• [Task to carry out]: Leave out the images; return the rest of the data exactly.

**********

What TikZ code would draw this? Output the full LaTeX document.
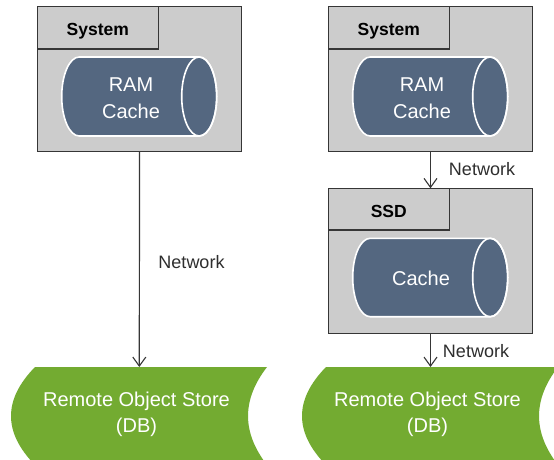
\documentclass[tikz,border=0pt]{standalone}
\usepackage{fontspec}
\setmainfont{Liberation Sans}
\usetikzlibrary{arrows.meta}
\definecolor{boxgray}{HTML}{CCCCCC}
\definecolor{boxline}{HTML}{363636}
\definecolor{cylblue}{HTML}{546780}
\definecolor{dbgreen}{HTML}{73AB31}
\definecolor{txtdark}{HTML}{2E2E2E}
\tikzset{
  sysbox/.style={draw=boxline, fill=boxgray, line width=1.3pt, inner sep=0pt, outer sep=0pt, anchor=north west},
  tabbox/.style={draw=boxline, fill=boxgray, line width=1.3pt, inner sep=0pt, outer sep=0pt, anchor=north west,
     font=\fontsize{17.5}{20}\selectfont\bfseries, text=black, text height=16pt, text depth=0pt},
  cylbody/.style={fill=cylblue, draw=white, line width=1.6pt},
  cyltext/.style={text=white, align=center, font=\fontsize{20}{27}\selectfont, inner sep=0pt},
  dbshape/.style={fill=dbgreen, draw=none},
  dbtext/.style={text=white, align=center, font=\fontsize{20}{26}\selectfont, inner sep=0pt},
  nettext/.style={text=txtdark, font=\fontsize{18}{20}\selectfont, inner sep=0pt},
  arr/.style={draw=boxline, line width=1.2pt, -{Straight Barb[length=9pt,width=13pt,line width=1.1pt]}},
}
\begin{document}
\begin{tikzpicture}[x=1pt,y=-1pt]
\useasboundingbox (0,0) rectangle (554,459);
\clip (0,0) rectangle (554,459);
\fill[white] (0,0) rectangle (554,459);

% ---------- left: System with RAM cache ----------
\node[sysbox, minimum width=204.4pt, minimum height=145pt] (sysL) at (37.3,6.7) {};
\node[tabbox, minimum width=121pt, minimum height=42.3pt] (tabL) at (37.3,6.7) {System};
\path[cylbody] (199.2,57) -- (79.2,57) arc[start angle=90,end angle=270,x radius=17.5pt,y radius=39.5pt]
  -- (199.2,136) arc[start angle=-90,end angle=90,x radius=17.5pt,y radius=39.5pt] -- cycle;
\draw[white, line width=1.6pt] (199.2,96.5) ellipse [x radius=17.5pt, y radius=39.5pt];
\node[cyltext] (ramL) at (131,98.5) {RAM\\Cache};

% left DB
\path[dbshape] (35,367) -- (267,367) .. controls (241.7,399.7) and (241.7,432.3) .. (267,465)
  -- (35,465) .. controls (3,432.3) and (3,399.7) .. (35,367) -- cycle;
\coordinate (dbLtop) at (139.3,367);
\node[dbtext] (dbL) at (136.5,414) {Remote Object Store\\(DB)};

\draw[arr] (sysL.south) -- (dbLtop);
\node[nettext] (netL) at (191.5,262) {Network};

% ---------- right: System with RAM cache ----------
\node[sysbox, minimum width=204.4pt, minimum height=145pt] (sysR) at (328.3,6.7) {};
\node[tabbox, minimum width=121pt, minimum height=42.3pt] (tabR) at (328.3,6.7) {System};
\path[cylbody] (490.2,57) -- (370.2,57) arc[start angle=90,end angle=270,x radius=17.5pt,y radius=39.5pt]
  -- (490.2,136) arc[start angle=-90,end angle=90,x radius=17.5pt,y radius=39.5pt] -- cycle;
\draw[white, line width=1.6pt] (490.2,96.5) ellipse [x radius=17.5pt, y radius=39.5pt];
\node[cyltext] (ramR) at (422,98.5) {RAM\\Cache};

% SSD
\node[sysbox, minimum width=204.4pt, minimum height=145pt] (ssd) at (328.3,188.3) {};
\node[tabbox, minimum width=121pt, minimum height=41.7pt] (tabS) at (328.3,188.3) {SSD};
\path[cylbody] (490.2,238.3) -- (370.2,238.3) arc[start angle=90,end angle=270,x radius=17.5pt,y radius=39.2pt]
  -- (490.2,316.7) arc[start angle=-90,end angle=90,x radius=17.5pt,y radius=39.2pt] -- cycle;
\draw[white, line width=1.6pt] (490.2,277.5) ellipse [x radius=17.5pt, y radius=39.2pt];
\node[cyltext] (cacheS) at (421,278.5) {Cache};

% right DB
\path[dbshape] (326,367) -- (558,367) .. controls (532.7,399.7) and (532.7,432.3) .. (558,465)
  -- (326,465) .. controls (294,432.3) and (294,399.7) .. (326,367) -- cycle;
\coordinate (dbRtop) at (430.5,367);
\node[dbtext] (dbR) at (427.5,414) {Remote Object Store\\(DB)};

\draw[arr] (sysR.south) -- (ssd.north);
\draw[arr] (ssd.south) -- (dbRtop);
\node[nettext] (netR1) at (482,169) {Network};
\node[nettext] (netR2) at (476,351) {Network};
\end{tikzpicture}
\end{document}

**********

• [Problem solution]:
What TikZ code would draw this? Output the full LaTeX document.
\documentclass[tikz,border=0pt]{standalone}
\usepackage{fontspec}
\setmainfont{Liberation Sans}
\usetikzlibrary{arrows.meta}
\definecolor{boxgray}{HTML}{CCCCCC}
\definecolor{boxline}{HTML}{363636}
\definecolor{cylblue}{HTML}{546780}
\definecolor{dbgreen}{HTML}{73AB31}
\definecolor{txtdark}{HTML}{2E2E2E}
\tikzset{
  sysbox/.style={draw=boxline, fill=boxgray, line width=1.3pt, inner sep=0pt, outer sep=0pt, anchor=north west},
  tabbox/.style={draw=boxline, fill=boxgray, line width=1.3pt, inner sep=0pt, outer sep=0pt, anchor=north west,
     font=\fontsize{17.5}{20}\selectfont\bfseries, text=black, text height=16pt, text depth=0pt},
  cylbody/.style={fill=cylblue, draw=white, line width=1.6pt},
  cyltext/.style={text=white, align=center, font=\fontsize{20}{27}\selectfont, inner sep=0pt},
  dbshape/.style={fill=dbgreen, draw=none},
  dbtext/.style={text=white, align=center, font=\fontsize{20}{26}\selectfont, inner sep=0pt},
  nettext/.style={text=txtdark, font=\fontsize{18}{20}\selectfont, inner sep=0pt},
  arr/.style={draw=boxline, line width=1.2pt, -{Straight Barb[length=9pt,width=13pt,line width=1.1pt]}},
}
\begin{document}
\begin{tikzpicture}[x=1pt,y=-1pt]
\useasboundingbox (0,0) rectangle (554,459);
\clip (0,0) rectangle (554,459);
\fill[white] (0,0) rectangle (554,459);

% ---------- left: System with RAM cache ----------
\node[sysbox, minimum width=204.4pt, minimum height=145pt] (sysL) at (37.3,6.7) {};
\node[tabbox, minimum width=121pt, minimum height=42.3pt] (tabL) at (37.3,6.7) {System};
\path[cylbody] (199.2,57) -- (79.2,57) arc[start angle=90,end angle=270,x radius=17.5pt,y radius=39.5pt]
  -- (199.2,136) arc[start angle=-90,end angle=90,x radius=17.5pt,y radius=39.5pt] -- cycle;
\draw[white, line width=1.6pt] (199.2,96.5) ellipse [x radius=17.5pt, y radius=39.5pt];
\node[cyltext] (ramL) at (131,98.5) {RAM\\Cache};

% left DB
\path[dbshape] (35,367) -- (267,367) .. controls (241.7,399.7) and (241.7,432.3) .. (267,465)
  -- (35,465) .. controls (3,432.3) and (3,399.7) .. (35,367) -- cycle;
\coordinate (dbLtop) at (139.3,367);
\node[dbtext] (dbL) at (136.5,414) {Remote Object Store\\(DB)};

\draw[arr] (sysL.south) -- (dbLtop);
\node[nettext] (netL) at (191.5,262) {Network};

% ---------- right: System with RAM cache ----------
\node[sysbox, minimum width=204.4pt, minimum height=145pt] (sysR) at (328.3,6.7) {};
\node[tabbox, minimum width=121pt, minimum height=42.3pt] (tabR) at (328.3,6.7) {System};
\path[cylbody] (490.2,57) -- (370.2,57) arc[start angle=90,end angle=270,x radius=17.5pt,y radius=39.5pt]
  -- (490.2,136) arc[start angle=-90,end angle=90,x radius=17.5pt,y radius=39.5pt] -- cycle;
\draw[white, line width=1.6pt] (490.2,96.5) ellipse [x radius=17.5pt, y radius=39.5pt];
\node[cyltext] (ramR) at (422,98.5) {RAM\\Cache};

% SSD
\node[sysbox, minimum width=204.4pt, minimum height=145pt] (ssd) at (328.3,188.3) {};
\node[tabbox, minimum width=121pt, minimum height=41.7pt] (tabS) at (328.3,188.3) {SSD};
\path[cylbody] (490.2,238.3) -- (370.2,238.3) arc[start angle=90,end angle=270,x radius=17.5pt,y radius=39.2pt]
  -- (490.2,316.7) arc[start angle=-90,end angle=90,x radius=17.5pt,y radius=39.2pt] -- cycle;
\draw[white, line width=1.6pt] (490.2,277.5) ellipse [x radius=17.5pt, y radius=39.2pt];
\node[cyltext] (cacheS) at (421,278.5) {Cache};

% right DB
\path[dbshape] (326,367) -- (558,367) .. controls (532.7,399.7) and (532.7,432.3) .. (558,465)
  -- (326,465) .. controls (294,432.3) and (294,399.7) .. (326,367) -- cycle;
\coordinate (dbRtop) at (430.5,367);
\node[dbtext] (dbR) at (427.5,414) {Remote Object Store\\(DB)};

\draw[arr] (sysR.south) -- (ssd.north);
\draw[arr] (ssd.south) -- (dbRtop);
\node[nettext] (netR1) at (482,169) {Network};
\node[nettext] (netR2) at (476,351) {Network};
\end{tikzpicture}
\end{document}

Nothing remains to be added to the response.